Although the liminality concept was initially developed as a means to analyse the middle stage in ritual passage, it can be seen as events or situations that involve in dissolution of order but which are also formative of institutions and structures. But liminality is also a situation where almost anything can happen. This is why, in a rite, such openness is limited: any rite must follow a strictly prescribed sequence, where everybody knows what to do and how; and second, everything is done under the authority of a master of ceremonies. (Turner, 1967) Liminal is a moment, however brief, when the past is momentarily suspended and the future has not yet begun.

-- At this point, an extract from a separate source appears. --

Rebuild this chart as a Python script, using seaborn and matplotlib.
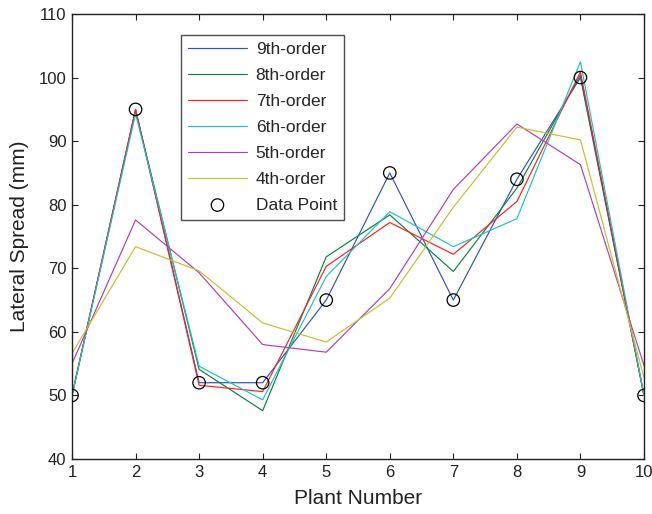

Liminal situations can be applied to whole societies going through crisis or a collapse of order. But a liminal state may also become fixed; referring to a situation in which the suspended character of social life takes on a more permanent character (Turner, 1967). Szakolczai defines three types of permanent liminality: monasticism (with monks endlessly preparing the separation), court society (with individuals continuously performing their roles in an endless ceremonial game), and Bolshevism (as exemplifying a society stuck in the final stage of ritual passage). He argues that not only the emergence but also the maintenance of the communist regime was only possible under such liminal conditions. The communism as a regime was based on the perpetuation of temporary liminal conditions into a permanent state, and it was only possible if the political system kept the society in a permanent state of liminality and transitions: of confusion, threat and uncertainty. The liminal is the temporary suspension of order. In that state there is no concreteness. Therefore objectivity becomes impossible; without concreteness, matter, resistance to set limits is absent and therefore necessary development of control and responsibility is missing.